Following a blistering attack on Chinese reverse mergers at thestreet.com (I am getting a copy of the whole thing – they interviewed me extensively – and will be reporting on it soon, but it has received coverage by Yahoo Finance), Barron’s has followed up its August blast with another one this week. This time, the focus is not on fraud or corruption but rather the fact that many China stocks simply have not kept pace with the market in the last year or so.
The article focuses in on one particular firm that has been involved in many Chinese reverse mergers, many involving Pink Sheet shell companies. It suggests that one former senior person at the firm has been partners with several people in the past who have found regulatory problems. It seems to imply, without saying so, that another key person at the firm relocated to China in part to possibly avoid having the SEC assert jurisdiction over him. While I do not know the specifics of the issues with these individuals (although I do know them I have never been involved in a transaction with them), it seems to me that Barron’s is simply reaching for anything negative they can find.

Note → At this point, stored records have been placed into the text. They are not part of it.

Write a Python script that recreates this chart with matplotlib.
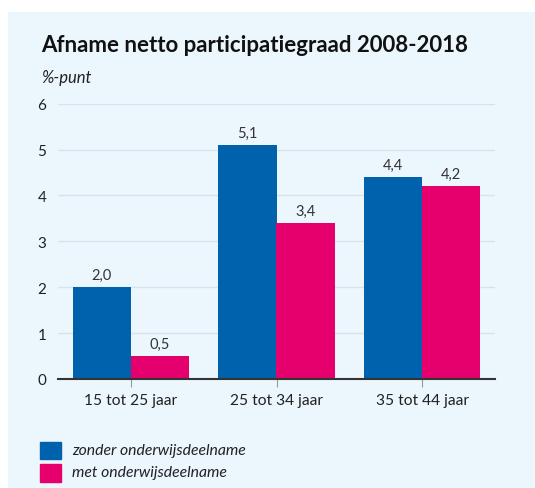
import numpy as np
import matplotlib.pyplot as plt
from matplotlib.patches import Rectangle

categories = ['15 tot 25 jaar', '25 tot 34 jaar', '35 tot 44 jaar']
zonder = [2.0, 5.1, 4.4]
met = [0.5, 3.4, 4.2]
series_names = ['zonder onderwijsdeelname', 'met onderwijsdeelname']
yticks = [0, 1, 2, 3, 4, 5, 6]

blue = '#0061ad'
pink = '#e5006e'
panel = '#ecf6fd'

plt.rcParams['font.family'] = ['Lato', 'DejaVu Sans']

W, H = 535, 489
fig = plt.figure(figsize=(W / 100, H / 100), dpi=100, facecolor='white')

# light panel behind everything
fig.patches.append(Rectangle((8 / W, 0), 1 - 8 / W, (H - 13) / H,
                             transform=fig.transFigure, color=panel, zorder=-1))

ax = fig.add_axes([58 / W, (H - 380) / H, (495 - 58) / W, (380 - 104.7) / H])
ax.set_facecolor('none')

x = np.arange(len(categories))
w = 0.4
b1 = ax.bar(x - w / 2, zonder, w, color=blue, zorder=3)
b2 = ax.bar(x + w / 2, met, w, color=pink, zorder=3)

for bars in (b1, b2):
    for bar in bars:
        h = bar.get_height()
        ax.text(bar.get_x() + bar.get_width() / 2, h + 0.12,
                f'{h:.1f}'.replace('.', ','), ha='center', va='bottom',
                fontsize=10.5, color='#333333')

ax.set_xlim(-0.5, 2.5)
ax.set_ylim(0, 6)
ax.set_yticks(yticks)
ax.set_yticklabels([str(t) for t in yticks])
ax.grid(axis='y', color='#d8e2ea', linewidth=1, zorder=0)
ax.set_xticks(x)
ax.set_xticklabels(categories, fontsize=11.2)
ax.tick_params(axis='y', length=0, pad=8.5, labelsize=11, labelcolor='#222222')
ax.tick_params(axis='x', length=6, color='#999999', pad=4, labelcolor='#222222')
for s in ['top', 'right', 'left']:
    ax.spines[s].set_visible(False)
ax.spines['bottom'].set_color('#333333')
ax.spines['bottom'].set_linewidth(1.5)
ax.spines['bottom'].set_zorder(4)

fig.text(41.5 / W, 1 - 46 / H, 'Afname netto participatiegraad 2008-2018',
         fontsize=16, fontweight='bold', va='center', color='#111111')
fig.text(41.5 / W, 1 - 78 / H, '%-punt', fontsize=12, style='italic',
         va='center', color='#222222')

# legend
for i, (name, c) in enumerate(zip(series_names, [blue, pink])):
    y0 = 442.7 + i * 22.3
    fig.patches.append(Rectangle((40 / W, 1 - (y0 + 17.5) / H), 21 / W, 17.5 / H,
                                 transform=fig.transFigure, color=c))
    fig.text(71.7 / W, 1 - (y0 + 8.5) / H, name, fontsize=11.3, style='italic',
             va='center', color='#222222')

fig.savefig('out.png', dpi=100, facecolor=fig.get_facecolor())
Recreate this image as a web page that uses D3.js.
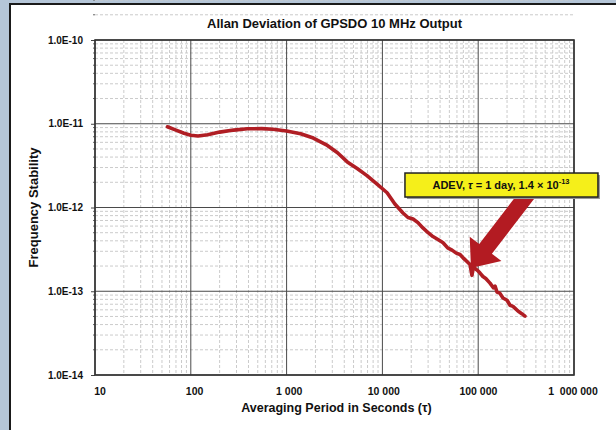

Much like their brother Forbes, they pretty much decide if they like or hate something and then that’s it.
Have they ever wondered if it is the very fact that they are trumpeting this relatively small group of negative players that is creating a self-fulfilling prophecy and sending stocks down merely because of the bad press? No, instead they seem to believe that the market has wisened up to the fact that virtually all Chinese reverse mergers are bad and should be avoided. If the next article were positive, stocks would head up. This is the awesome power of the press, and I implore those charged with this enormous responsibility to focus on getting the whole story and not just selling papers or online subscriptions.